A Legacy of Lower Taxes

In the seven years of his administration, Governor Schwarzenegger’s reform policies have saved taxpayers more than $14 billion—even taking into account the temporary revenue measures enacted to address the budget deficits resulting from the worst recession since the 1930s.

November 17, 2003 On his first day in office, Governor Schwarzenegger kept a campaign promise by repealing the car tax, returning $4 billion to the people of California. This major tax cut has saved California taxpayers more than $33 billion dollars over the last seven years and will continue to save taxpayers nearly $5 billion each year into the future.

The 2008–2009 Budget Governor Schwarzenegger negotiated permanent tax reform long sought by California businesses that will reduce business taxes by approximately $1 billion each year:

• Unitary Group Reform. The Governor made tax credits for businesses more valuable as part of the Unitary Group reform. Before this reform, a tax credit could only be used to offset the tax liability of the company that created it. Now the credit can be used to offset the liability of the parent and affiliated company, and California’s businesses are saving $300 million each year as a result.
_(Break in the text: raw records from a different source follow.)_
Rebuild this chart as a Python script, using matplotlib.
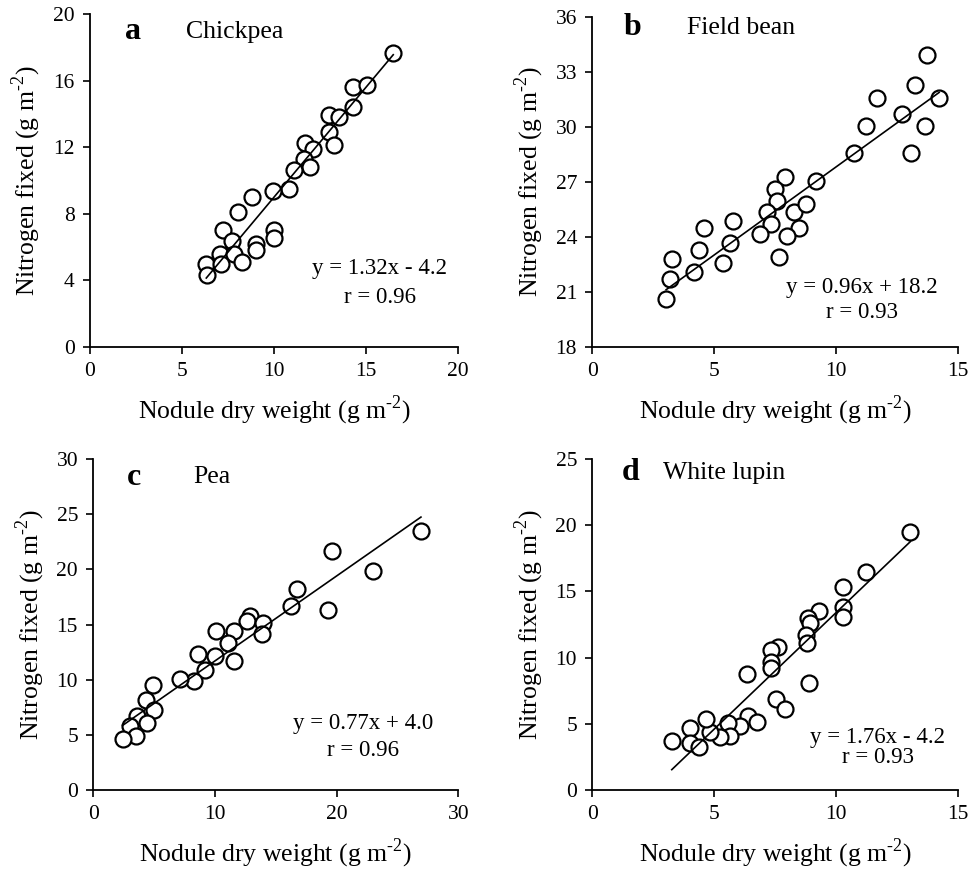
import matplotlib
matplotlib.use("Agg")
import matplotlib.pyplot as plt
import numpy as np

plt.rcParams['font.family'] = ['Liberation Serif', 'DejaVu Serif']
plt.rcParams['mathtext.fontset'] = 'custom'
plt.rcParams['mathtext.rm'] = 'Liberation Serif'

# Panel a: Chickpea
a_x = [16.48, 14.28, 15.06, 14.28, 12.99, 13.52, 12.99, 13.25, 11.71, 12.12, 11.62, 11.98,
       11.07, 10.83, 9.95, 8.78, 8.02, 7.22, 7.73, 7.08, 7.80, 8.24, 9.02, 9.02, 9.98, 9.98,
       6.32, 7.13, 6.35]
a_y = [17.64, 15.63, 15.73, 14.43, 13.93, 13.83, 12.93, 12.12, 12.26, 11.92, 11.32, 10.82,
       10.66, 9.46, 9.38, 8.98, 8.10, 7.01, 6.37, 5.57, 5.57, 5.11, 6.17, 5.81, 7.05, 6.57,
       5.01, 4.97, 4.31]

# Panel b: Field bean
b_x = [13.76, 13.25, 14.24, 13.66, 13.07, 12.70, 11.70, 11.22, 10.74, 9.20, 7.93, 7.49, 7.59,
       7.17, 7.35, 6.90, 8.27, 8.79, 8.48, 7.99, 7.65, 5.78, 5.64, 4.57, 4.40, 5.35, 4.16,
       3.28, 3.17, 3.03]
b_y = [33.91, 32.27, 31.55, 30.04, 28.55, 30.69, 31.55, 30.04, 28.55, 27.04, 27.27, 26.60,
       25.95, 25.33, 24.69, 24.15, 25.36, 25.76, 24.45, 24.04, 22.87, 24.87, 23.67, 24.45,
       23.27, 22.55, 22.09, 22.76, 21.67, 20.58]

# Panel c: Pea
c_x = [26.93, 19.59, 23.01, 19.32, 16.77, 16.25, 12.88, 12.66, 13.97, 13.84, 10.08, 11.56,
       11.10, 11.56, 10.00, 8.63, 9.18, 8.27, 7.12, 4.93, 4.33, 5.01, 3.56, 3.01, 4.38, 3.51,
       2.41]
c_y = [23.48, 21.67, 19.85, 16.27, 18.24, 16.67, 15.76, 15.30, 15.15, 14.15, 14.45, 14.39,
       13.33, 11.67, 12.18, 12.36, 10.91, 9.85, 10.06, 9.55, 8.12, 7.21, 6.67, 5.76, 6.06,
       4.91, 4.61]

# Panel d: White lupin
d_x = [13.05, 11.21, 10.27, 10.27, 10.27, 9.30, 8.85, 8.92, 8.78, 8.81, 8.88, 7.60, 7.33,
       7.33, 7.33, 7.53, 7.92, 6.34, 6.38, 6.75, 6.04, 5.55, 5.63, 5.22, 4.81, 4.67, 4.01,
       3.99, 4.36, 3.26]
d_y = [19.52, 16.50, 15.31, 13.85, 13.10, 13.53, 12.97, 12.59, 11.71, 11.13, 8.06, 10.78,
       10.58, 9.70, 9.19, 6.85, 6.10, 8.77, 5.62, 5.16, 4.84, 5.09, 4.08, 4.03, 4.41, 5.34,
       4.66, 3.53, 3.27, 3.73]

letters = ['a', 'b', 'c', 'd']
species = ['Chickpea', 'Field bean', 'Pea', 'White lupin']
slopes = [1.32, 0.96, 0.77, 1.76]
intercepts = [-4.2, 18.2, 4.0, -4.2]
equations = ['y = 1.32x - 4.2', 'y = 0.96x + 18.2', 'y = 0.77x + 4.0', 'y = 1.76x - 4.2']
r_texts = ['r = 0.96', 'r = 0.93', 'r = 0.96', 'r = 0.93']
xlims = [(0, 20), (0, 15), (0, 30), (0, 15)]
ylims = [(0, 20), (18, 36), (0, 30), (0, 25)]
xticks = [[0, 5, 10, 15, 20], [0, 5, 10, 15], [0, 10, 20, 30], [0, 5, 10, 15]]
yticks = [[0, 4, 8, 12, 16, 20], [18, 21, 24, 27, 30, 33, 36], [0, 5, 10, 15, 20, 25, 30],
          [0, 5, 10, 15, 20, 25]]
xlabel = 'Nodule dry weight (g m$^{\\text{-}2}$)'
ylabel = 'Nitrogen fixed (g m$^{\\text{-}2}$)'

xs = [a_x, b_x, c_x, d_x]
ys = [a_y, b_y, c_y, d_y]

W, H = 976, 877
fig = plt.figure(figsize=(W / 100, H / 100), dpi=100)

# axes boxes in pixels: (left, right, top, bottom)
boxes = [(90, 458, 14, 347), (592.3, 957.7, 16.7, 346.7),
         (93.3, 458.3, 459, 790), (592.3, 958, 459, 790)]

letter_pos = [(0.095, 0.946), (0.085, 0.966), (0.093, 0.945), (0.08, 0.958)]
name_pos = [0.262, 0.258, 0.274, 0.194]
eq_pos = [(0.788, 0.237, 0.150), (0.737, 0.180, 0.105), (0.74, 0.20, 0.12), (0.78, 0.16, 0.097)]

for i in range(4):
    l, r, t, b = boxes[i]
    ax = fig.add_axes([l / W, 1 - b / H, (r - l) / W, (b - t) / H])
    x = np.array(xs[i])
    y = np.array(ys[i])
    ax.plot(x, y, linestyle='none', marker='o', markersize=11.5, markerfacecolor='white',
            markeredgecolor='black', markeredgewidth=1.6, zorder=3)
    lx = np.array([x.min(), x.max()])
    ax.plot(lx, slopes[i] * lx + intercepts[i], color='black', lw=1.2, zorder=4)
    ax.set_xlim(*xlims[i])
    ax.set_ylim(*ylims[i])
    ax.set_xticks(xticks[i])
    ax.set_yticks(yticks[i])
    ax.spines['top'].set_visible(False)
    ax.spines['right'].set_visible(False)
    for s in ['left', 'bottom']:
        ax.spines[s].set_linewidth(1.3)
    ax.tick_params(direction='out', length=5, width=1.2, labelsize=15.5, pad=6)
    ax.set_xlabel(xlabel, fontsize=18.5, labelpad=9)
    ax.set_ylabel(ylabel, fontsize=18.5, labelpad=7)
    lxp, lyp = letter_pos[i]
    ax.text(lxp, lyp, letters[i], transform=ax.transAxes, fontsize=23, fontweight='bold',
            va='center', ha='left')
    ax.text(name_pos[i], lyp, species[i], transform=ax.transAxes, fontsize=18.5,
            va='center', ha='left')
    ex, ey, ry = eq_pos[i]
    ax.text(ex, ey, equations[i], transform=ax.transAxes, fontsize=16.5, va='center', ha='center')
    ax.text(ex, ry, r_texts[i], transform=ax.transAxes, fontsize=16.5, va='center', ha='center')

fig.savefig('out.png', dpi=100)
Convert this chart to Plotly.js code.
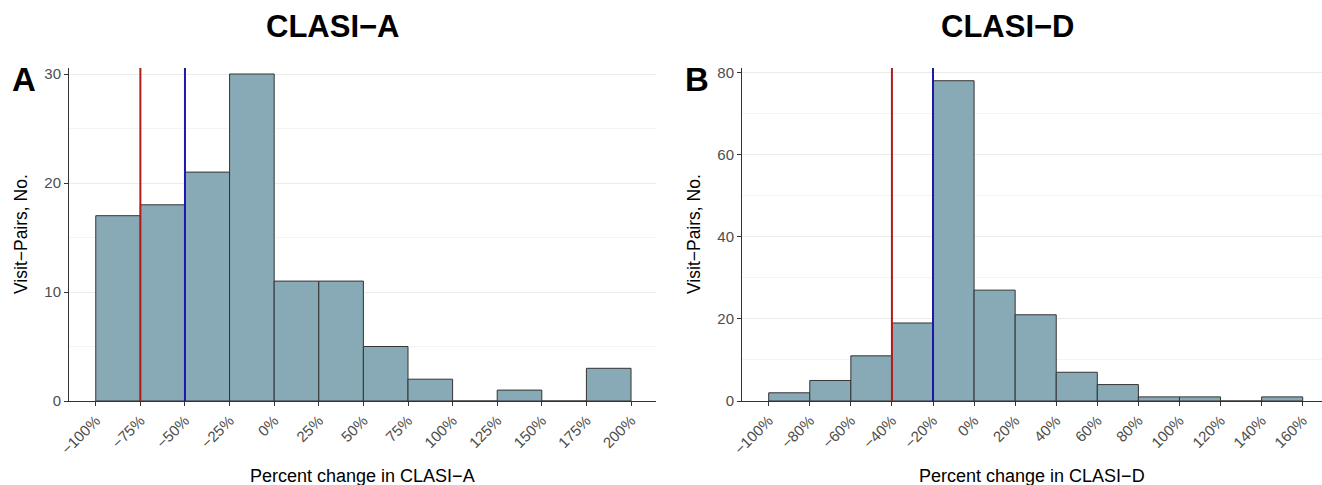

• Net Operating Loss (NOL) Suspension and Carryback. This important reform conforms California’s NOL to federal law beginning in 2011. As a result, companies can now use the “net operating losses” from a prior year to reduce their tax liability. This change allows them to keep the losses for a longer time, giving them more time to use any losses. Previously the losses could only be used to offset a future liability. In exchange for this permanent tax reform, the NOL was temporarily suspended for two years as part of a revenue agreement to eliminate the budget deficit.

The 2009–2010 Budget

• Single Sales Factor. As a result of this reform, the State of California has changed how it assesses taxes on business. Previously, the tax system effectively taxed a company more because it does business here and employs people here. As a result of the Governor’s 2009–2010 budget, the state is now allowing firms to elect to use a formula that attributes profits to this state based entirely on sales in the state. This reform will save California businesses $900 million each year when fully implemented.

• Small Business Hiring Credit. California is offering a “new hire” tax credit to reward California businesses that create new California jobs now, when we need it most. In 2009 and 2010, California employers that began the year with twenty or fewer employees will be able to claim a $3,000 income tax credit for each new, full-time employee they hire. This reform will save small businesses $330 million in 2009–2010 and help create thousands of jobs.

• Film and Television Tax Credit. As part of a targeted economic stimulus package to increase film and television production in California, the Governor enacted a tax credit program in 2009 authorizing the California Film Commission to allocate $100 million in tax credits each fiscal year (or up to $200 million in its first year of operation to eligible productions through fiscal year 2013–2014).

March 24, 2010 Building on his commitment to clean technology growth in California, Governor Schwarzenegger signed SB 71, creating a sales tax exemption for the purchase of green tech manufacturing equipment in California. This tax exemption was a part of the Governor’s California Jobs Initiative, a legislative package that will create or retain at least 100,000 jobs.

May 25, 2010 Governor Schwarzenegger signed the home buyers’ tax credit, providing up to $10,000 to Californians who are buying their first home or purchasing a brand new home. This was a re-authorization of a $10,000 tax credit included in the 2009 budget deal. This legislation, part of the Governor’s larger California Jobs Initiative, is playing a key role in getting our economy moving again by encouraging home ownership and stimulating job creation.